Murray Perahia at the Barbican

Partita in B flat, BWV825
Piano Sonata in F, K332
Piano Sonata in F minor, Op.57 (Appassionata)
Variations and Fugue on a Theme of Handel, Op.24

Murray Perahia (piano)

Reviewed by: Rob Pennock

Reviewed: 5 February, 2009
Venue: Barbican Hall, London

This programme was certainly heavyweight, an exploration of almost 150 years of Austro-German keyboard tradition.

Murray Perahia. ©Sony Music EntertainmentThe Bach demonstrated Murray Perahia’s absolute command of rubato, touch and pedalling. The ‘Praeludium’ was limpid, the ‘Allemande’ and ‘Corrente’ bounced along with superb interplay of the hands. At the start of the slow ‘Sarabande’ I looked round to see if any period-performance fanatics were being carried out! Here was high romanticism, with every pianistic device used to create pure poetry. Rhythmic deftness characterised the linked ‘Minuets’ and there was brilliant dynamic variation in the final ‘Giga’. Bach-playing really doesn’t come any better than this.

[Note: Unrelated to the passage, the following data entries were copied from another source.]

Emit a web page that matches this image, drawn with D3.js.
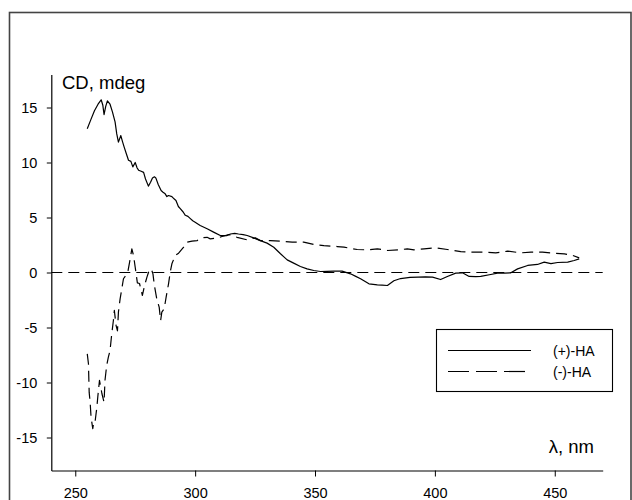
<!DOCTYPE html>
<html>
<head>
<meta charset="utf-8">
<script src="https://cdn.jsdelivr.net/npm/d3@7"></script>
<style>
  html, body { margin: 0; padding: 0; background: #fff; }
  svg { display: block; }
  text { font-family: "Liberation Sans", Arial, sans-serif; fill: #000; }
</style>
</head>
<body>
<svg id="chart" width="632" height="500"></svg>
<script>
// ---- data ----
const xTicks = [250, 300, 350, 400, 450];
const yTicks = [-15, -10, -5, 0, 5, 10, 15];
const seriesNames = ["(+)-HA", "(-)-HA"];

const plusWl = [255.0,256.5,258.0,259.5,260.8,261.5,262.0,262.7,263.4,264.5,265.5,266.6,267.3,268.0,269.0,269.7,270.4,271.3,272.2,273.2,274.0,275.0,275.8,276.4,277.5,278.5,279.3,280.5,281.4,282.2,283.0,283.6,284.6,285.8,286.6,287.5,288.2,288.9,290.3,291.2,292.0,293.0,293.8,295.0,295.9,297.0,298.0,299.0,300.0,302.1,305.0,307.7,310.5,313.3,314.7,316.5,318.1,320.0,321.7,324.4,327.2,330.0,332.8,335.6,338.4,341.1,343.9,346.7,349.5,352.3,355.0,357.8,361.3,364.8,367.0,369.0,372.5,376.0,378.0,380.2,382.9,385.7,389.6,393.0,396.0,399.0,402.4,405.2,408.7,411.5,414.3,417.0,419.1,423.3,426.1,429.0,431.7,434.5,438.7,442.8,445.6,448.4,451.2,455.4,458.1,460.2];
const plusCd = [13.06,13.9,14.7,15.3,15.7,15.2,14.36,15.1,15.6,15.3,14.6,13.7,12.6,11.85,12.45,11.9,11.4,10.8,10.2,10.1,9.6,10.0,9.5,9.3,9.2,9.1,8.5,7.85,8.2,8.6,8.7,8.6,8.0,7.45,7.3,7.15,6.9,7.0,6.9,6.7,6.55,6.0,5.8,5.5,5.2,5.1,4.9,4.7,4.57,4.27,3.97,3.67,3.36,3.36,3.5,3.55,3.5,3.45,3.36,3.15,2.9,2.67,2.3,1.7,1.15,0.85,0.55,0.33,0.18,0.09,0.1,0.12,0.12,-0.12,-0.35,-0.57,-1.03,-1.12,-1.15,-1.18,-0.75,-0.55,-0.45,-0.42,-0.4,-0.42,-0.64,-0.36,-0.06,-0.03,-0.36,-0.38,-0.36,-0.18,-0.06,-0.05,-0.03,0.33,0.64,0.73,0.94,0.8,0.91,0.94,1.09,1.24];

const minusWl = [255.0,255.5,255.6,255.8,256.2,256.6,257.3,257.8,258.3,259.0,259.4,260.1,261.1,262.0,262.4,263.1,263.8,264.5,265.2,265.9,266.3,267.0,267.6,268.0,268.7,269.4,270.1,271.1,271.9,272.9,273.6,274.3,275.0,275.9,276.8,278.0,278.9,279.9,280.8,281.7,282.4,283.0,284.0,285.0,285.6,286.1,287.1,287.9,288.9,289.6,290.3,291.7,293.1,295.2,296.6,298.7,300.8,302.9,305.0,306.3,309.1,311.2,314.0,317.5,321.7,325.1,327.2,331.4,335.6,340.5,345.3,349.5,353.7,359.3,362.1,367.6,371.8,376.0,380.2,385.0,388.5,391.3,395.5,400.3,405.2,410.8,415.0,420.5,425.4,430.3,435.9,440.1,444.9,449.1,454.0,457.5,460.2];
const minusCd = [-7.4,-8.3,-9.2,-10.9,-11.8,-13.2,-14.2,-13.45,-13.5,-12.25,-11.3,-9.8,-11.0,-11.8,-9.8,-8.45,-7.7,-7.1,-5.6,-4.36,-3.45,-4.8,-5.3,-3.6,-2.4,-1.5,-0.57,-0.27,0.03,1.24,2.15,1.55,0.48,-0.94,-1.0,-2.09,-1.18,-0.42,0.18,0.33,-0.12,-1.18,-2.4,-3.15,-4.36,-3.6,-3.3,-2.24,-1.03,0.03,0.79,1.55,1.76,2.3,2.76,2.85,2.9,3.15,3.2,3.06,3.12,3.27,3.45,3.2,2.97,3.15,2.9,2.9,2.85,2.76,2.76,2.55,2.45,2.36,2.3,2.09,2.06,2.15,2.0,2.06,2.15,2.06,2.15,2.24,2.09,1.9,1.85,1.85,1.79,1.94,1.79,1.85,1.85,1.76,1.7,1.55,1.33];

// ---- layout ----
const svg = d3.select("#chart");
const x = d3.scaleLinear().domain([240, 470]).range([51.3, 602.7]);
const y = d3.scaleLinear().domain([-18, 18]).range([470.5, 74.5]);

// outer frame
svg.append("rect")
  .attr("x", 9.5).attr("y", 12.5).attr("width", 621.5).attr("height", 500)
  .attr("fill", "none").attr("stroke", "#444").attr("stroke-width", 1.6);

// zero line
svg.append("line")
  .attr("x1", x(240)).attr("x2", x(470))
  .attr("y1", y(0)).attr("y2", y(0))
  .attr("stroke", "#000").attr("stroke-width", 1)
  .attr("stroke-dasharray", "11,6");

// axes
const fmt = d => String(d);
const yAxis = svg.append("g").attr("transform", `translate(${x(240)},0)`)
  .call(d3.axisLeft(y).tickValues(yTicks).tickSize(4.5).tickSizeOuter(0).tickPadding(9.5).tickFormat(fmt));
const xAxis = svg.append("g").attr("transform", `translate(0,${y(-18)})`)
  .call(d3.axisBottom(x).tickValues(xTicks).tickSize(6).tickSizeOuter(0).tickPadding(11.5).tickFormat(fmt));
[yAxis, xAxis].forEach(g => {
  g.selectAll("path.domain").attr("stroke", "#000").attr("stroke-width", 1.2);
  g.selectAll(".tick line").attr("stroke", "#000").attr("stroke-width", 1);
  g.selectAll("text").attr("font-size", "14.5px")
    .attr("font-family", "'Liberation Sans', Arial, sans-serif").attr("fill", "#000");
});

// curves
const line = d3.line().x(d => x(d[0])).y(d => y(d[1]));
const plusData = plusWl.map((w, i) => [w, plusCd[i]]);
const minusData = minusWl.map((w, i) => [w, minusCd[i]]);

svg.append("path").datum(plusData).attr("d", line)
  .attr("fill", "none").attr("stroke", "#000").attr("stroke-width", 1.2)
  .attr("stroke-linejoin", "round");
svg.append("path").datum(minusData).attr("d", line)
  .attr("fill", "none").attr("stroke", "#000").attr("stroke-width", 1.2)
  .attr("stroke-linejoin", "round").attr("stroke-dasharray", "11,6");

// axis titles
svg.append("text").attr("x", 62).attr("y", 89).attr("font-size", "18.5px").text("CD, mdeg");
svg.append("text").attr("x", 594).attr("y", 453).attr("text-anchor", "end").attr("font-size", "18.5px").text("λ, nm");

// legend
const lg = svg.append("g");
lg.append("rect").attr("x", 436.5).attr("y", 329.5).attr("width", 176).attr("height", 62)
  .attr("fill", "#fff").attr("stroke", "#000").attr("stroke-width", 1.1);
const legendRows = [
  { name: seriesNames[0], dash: null, yy: 350.5 },
  { name: seriesNames[1], dash: "21,7", yy: 371.5 }
];
legendRows.forEach(r => {
  const l = lg.append("line").attr("x1", 448).attr("x2", 531).attr("y1", r.yy).attr("y2", r.yy)
    .attr("stroke", "#000").attr("stroke-width", 1.2);
  if (r.dash) l.attr("stroke-dasharray", r.dash);
  lg.append("text").attr("x", 553).attr("y", r.yy + 5).attr("font-size", "14px").text(r.name);
});
</script>
</body>
</html>
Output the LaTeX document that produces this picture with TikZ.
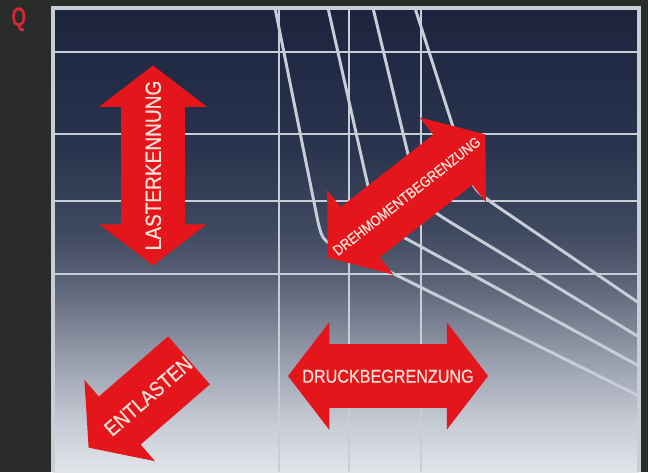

Mozart has long been a Perahia speciality and I doubt if you will hear a finer performance of the K332 Sonata. The first movement’s lyrical fecundity was presented in a very distinctive manner, each theme richly characterised, and the slow movement sang. Even the rather trite third movement didn’t outstay its welcome.

Perahia’s Beethoven will divide opinion. In the ‘Appassionata’ Sonata the opening lacked tension and menace and the second subject was bass- and pedal-heavy. Often it seemed as though sound, rather than form and emotion, was more important. The beginning of the Andante was too loud and over-pedalled, and there was little sense of emotional engagement with the music. In the finale the tempo was certainly Allegro ma non troppo and while the opening wash of sound was arresting, there was a lack of true concentration and power. In essence the performance lacked a unifying vision.

One could hardly say the same of the Brahms. The first Variation had a rollicking rhythm with delightful right-hand runs. Variations two, three and five were (unlike the Beethoven) suitably impressionistic and the Russian elements – including pre-echoes of Mussorgsky and Rachmaninov – in seven and eight were vividly portrayed. And so it went on. The extended Fugue was strict and uncompromising. A great performance.

There were two Schubert Impromptus as encores – both from the D899 set, in A flat and E flat, and each a perfect fusion of drama and lyricism.